Very interesting comments above, but as an ordinary lay person, I really don’t understand the exact differences between manslaughter, culpable homicide and murder.(Are there other categories, like ‘Reckless use of a motor vehicle resulting in death?) Maybe this is where the root of the problem lies; that our existing system DOES account for degrees of unlawful killing taking into account self-defense, provocation, intent and means…. but does so in built on very dated, obsolete and opaque legal foundations.
Interestingly enough, when Brian Neeson’s Degrees of Murder Bill was ballot-drawn about 15 years ago, the strongest opposition to it came from the NZ Police for reasons lost in the mists of time.
[...] Ever the enemy of due process, the Labour Party is also calling for the abolition of the provocation defence. [...]
[...] Ever the enemy of due process, the Labour Party is also calling for the abolition of the provocation defence. [...]
@the above two comments
An example is being used in these articles of a man taunting a woman about past molestation, where the woman snaps and murders him.
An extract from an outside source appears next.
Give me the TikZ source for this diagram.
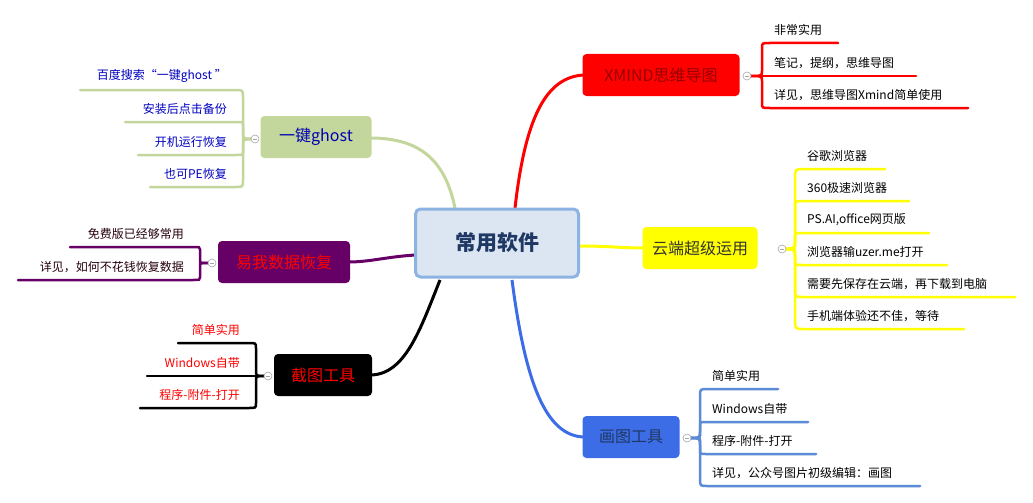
\documentclass[tikz,border=0pt]{standalone}
\usepackage{fontspec}
\setmainfont{Noto Sans CJK SC}
\begin{document}
\begin{tikzpicture}[x=1pt,y=-1pt,
 topic/.style={rounded corners=4pt,minimum height=42pt,font=\fontsize{16}{19}\selectfont,inner sep=0pt},
 conn/.style={line width=3pt},
 sub/.style={line width=2.5pt,line cap=round},
 ctext/.style={font=\fontsize{12}{14}\selectfont,inner sep=0pt},
 knob/.style={circle,draw=gray!70,fill=white,line width=0.6pt,minimum size=8pt,inner sep=0pt}]
\definecolor{cborder}{HTML}{8DB3E2}\definecolor{cfill}{HTML}{DCE6F2}
\definecolor{cblue}{HTML}{3C6DE6}\definecolor{cgreen}{HTML}{C3D69B}
\definecolor{cpurple}{HTML}{660066}\definecolor{ctxt}{HTML}{1F3864}
\definecolor{cyel}{HTML}{FFFF00}\definecolor{lblue}{HTML}{5B8AD6}
\useasboundingbox (0,0) rectangle (1033,503);
\fill[white] (0,0) rectangle (1033,503);
\coordinate (cx) at (515,208);
\coordinate (cy) at (578,246);
\coordinate (cz) at (512,280);
\coordinate (cg) at (455,208);
\coordinate (cp) at (415,255);
\coordinate (ck) at (440,280);
\draw[conn,red] (cx) .. controls (525,120) and (545,76) .. (585,75);
\draw[conn,cyel] (cy) .. controls (610,246) and (620,248) .. (645,248);
\draw[conn,cblue] (cz) .. controls (525,380) and (545,437) .. (585,437);
\draw[conn,cgreen] (cg) .. controls (445,160) and (420,138) .. (370,138);
\draw[conn,cpurple] (cp) .. controls (385,257) and (370,262) .. (348,262);
\draw[conn,black] (ck) .. controls (420,330) and (405,375) .. (370,375);
\node[draw=cborder,fill=cfill,line width=3pt,rounded corners=5pt,minimum width=163pt,minimum height=68pt,font=\fontsize{21}{25}\selectfont\bfseries,text=ctxt] (c) at (497,243) {常用软件};
% topics
\node[topic,fill=red,text={rgb,255:red,150;green,0;blue,0},minimum width=157pt] (xm) at (661,75) {XMIND思维导图};
\node[topic,fill=cyel,text=black!80,minimum width=115pt] (yd) at (700,248) {云端超级运用};
\node[topic,fill=cblue,text=ctxt,minimum width=97pt] (ht) at (631,437) {画图工具};
\node[topic,fill=cgreen,text=blue!70!black,minimum width=111pt] (gh) at (316,137) {一键ghost};
\node[topic,fill=cpurple,text=red,minimum width=132pt] (yw) at (284,262) {易我数据恢复};
\node[topic,fill=black,text=red,minimum width=98pt] (jt) at (323,375) {截图工具};
\newcommand\rkids[5]{%
 \foreach \ly/\le/\lt in {#5}{%
  \draw[sub,#4] (#1,#2) .. controls ({#3},{#2}) and ({#3},{#2}) .. ({#3},{#2+(\ly-#2)*0.15}) -- ({#3},{\ly-(\ly-#2)*0.15}) .. controls ({#3},{\ly}) and ({#3},{\ly}) .. ({#3+8},{\ly}) -- ({\le},{\ly});
  \node[ctext,anchor=south west] at ({#3+12},{\ly-7}) {\lt};}}
\newcommand\lkids[6]{%
 \foreach \ly/\le/\lt in {#5}{%
  \draw[sub,#4] (#1,#2) .. controls ({#3},{#2}) and ({#3},{#2}) .. ({#3},{#2+(\ly-#2)*0.15}) -- ({#3},{\ly-(\ly-#2)*0.15}) .. controls ({#3},{\ly}) and ({#3},{\ly}) .. ({#3-8},{\ly}) -- ({\le},{\ly});
  \node[ctext,anchor=south east,text=#6] at ({#3-16},{\ly-7}) {\lt};}}
\rkids{747}{76}{762}{red}{43/838/非常实用,76/916/笔记，提纲，思维导图,108/968/详见，思维导图Xmind简单使用}
\rkids{782}{249}{795}{cyel}{169/885/谷歌浏览器,201/909/360极速浏览器,233/929/{PS.AI,office网页版},265/947/浏览器输uzer.me打开,297/1015/需要先保存在云端，再下载到电脑,329/964/手机端体验还不佳，等待}
\rkids{687}{438}{700}{lblue}{389/778/简单实用,422/808/Windows自带,454/816/程序-附件-打开,486/920/详见，公众号图片初级编辑：画图}
\lkids{255}{139}{243}{cgreen}{90/80/百度搜索“一键ghost ”,122/125/安装后点击备份,155/138/开机运行恢复,187/150/也可PE恢复}{blue!75!black}
\lkids{212}{263}{200}{cpurple}{247/70/免费版已经够常用,280/18/详见，如何不花钱恢复数据}{black!80!purple}
\lkids{268}{376}{256}{black}{343/178/简单实用,376/147/Windows自带,408/140/程序-附件-打开}{red}
\node[knob] (k1) at (747,76) {};\node[knob] (k2) at (782,249) {};\node[knob] (k3) at (687,438) {};
\node[knob] (k4) at (255,139) {};\node[knob] (k5) at (212,263) {};\node[knob] (k6) at (268,376) {};
\foreach \k in {k1,k2,k3,k4,k5,k6}{\draw[gray!70,line width=0.6pt] ([xshift=-2pt]\k.center) -- ([xshift=2pt]\k.center);}
\end{tikzpicture}
\end{document}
Obviously the author could not/was too lazy to find a real example of this being used in a court. The fact of the matter is that the defence of provocation has OVERWHELMINGLY been used to reduce the charges against brutal murderers from murder to manslaughter.
It is not an overreaction, it is an overdue necessity for fair and equal justice in New Zealand.
Get on with repealing it, asap, for the sake of all the poor people who’ve been slaughtered and their killers have got away with manslaughter because of it, e.g. the banjo case.
I dont think it should be removed theres a reason it is there say for example someone attacks rapes and kills your child and you lose control at the sight of the perpetrator and commit murder you should be able to get manslaughter if the provacation is worthy of the reaction the jurors should be able to decide. In the weatherston case stabbing a woman 216 times for god knows what is not a justified reaction… thats why hes in jail for murder. Getting rid of a law just because that tosser tried to use it as a defence is no reason to get rid of a law.